Odd #2: Also in the mail yesterday was a "Kitty Garden". As you know, we're trying to make the catio as comfy as possible for our furriends. To that end, they have their own potted catnip, and I'm going to provide them with a garden of edible grass. Here's where we start.
The "garden" is a little pallet about 6 inches square and made from what appears to be particle board. Classy, no? And would I provide anything less for Smitty and Sadie?
Inside are these compartments, each with a pellet of peat moss.
I removed the netting from around the pellet and then replaced them in their respective compartments. Then I poured 3 ounces of warm water over them and waited ten minutes. (Cue Final Jeopardy music.)
Ding! At the end of ten minutes, I had something that looked like raw brownie batter.
From that, I extracted about a teaspoon of "soil" from each compartment and then mixed in the seeds. Wheat, oats, rye, and barley were provided. Mine ended up kind of mixed together in all the compartments. I stirred in the seeds, and then covered them with the reserved soil.
From there I am supposed to mist them every day, but I'm using my tried and true method of covering the containers until the seeds germinate. It creates its own little terrarium, and watering to maintain the moisture becomes unnecessary.
Supposedly, they will germinate in 4-6 days. More later.
Odd #3: I'm making the Bee-utiful quilt using my own scraps, although I did purchase some of the coveted honeycomb fabric earlier. Nevertheless, I was going to need something for the quilt back, and so I've been perusing the internet off and on searching for "honeybee" or "honeycomb" or "bees". (This quilt has proven so popular that the supplies of "Bee Creative" by Deb Strain literally have all been snapped up.) I found this yardage in an Etsy listing, and I think it will be just perfect for my quilt back. It also informs my color choices for the scrappy quilt top. That arrived in yesterday's mail as well. This seems to be a mailbag post, doesn't it?
Odd #4: It was a CSA pick-up day yesterday, and lo and behold, we were given those two little apples you see on the left of the image below. Cool! Aside from melons, fruit isn't generally a part of our CSA shares. These apples were noted to be soft and good for applesauce. Well.
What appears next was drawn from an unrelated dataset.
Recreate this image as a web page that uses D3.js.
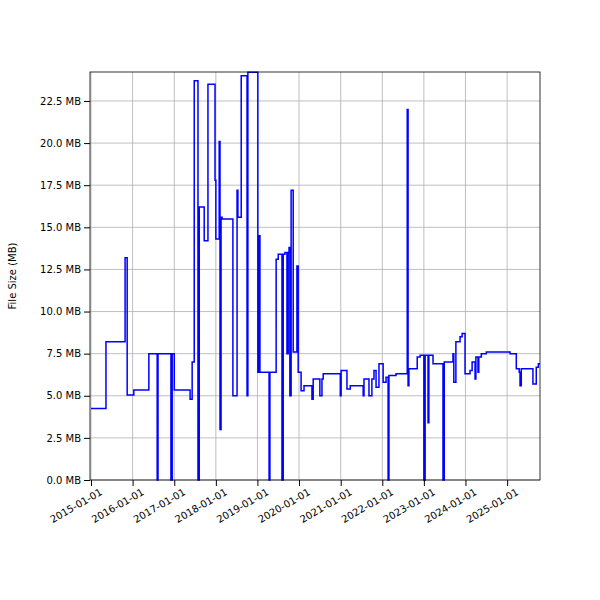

You know I always lean to the sugary side of life, and so I got the bright idea to make an apple crisp for two. And since I had an odd pear rolling around in my vegetable crisper, I used that too.
I perused my cookbooks to figure out the amounts "for two" and came up with this combination.
For the fruit: two small apples, one average pear mixed together with 1/4 teaspoon of lemon zest, 1 tablespoon of freshly squeezed lemon juice and 2 tablespoons of granulated sugar.
For the topping, I used 1/2 cup of oats, 2 1/2 tablespoons of all-purpose flour, 1/2 cup of golden brown sugar, 4 tablespoons of butter and 1/2 teaspoon of cinnamon. I let the butter soften and then mixed the topping together with my fingers. Then I put the fruit into a little baking dish and kind of molded the topping over the fruit. Then I baked it at 350 degrees for 35 minutes, and voila! Apple- Pear Crisp for Two. Yum.
Serve it along with a scoop of vanilla ice cream, and you have yourself a little bit of paradise for your palate.
Odd #5: My friend Karen sent me this little quiz from her teaching days. I got 11 out of 12 right. Want to give it a try? I'll post the answers tomorrow. Give it a go, and see how you do. Or don't. It's totally up to you. Not trying to boss you around, or anything. And thank you, Karen. It was fun.
Oddly, that's all I have for you today. Off to stitch now, but really, I'm just a little off, as you probably already know.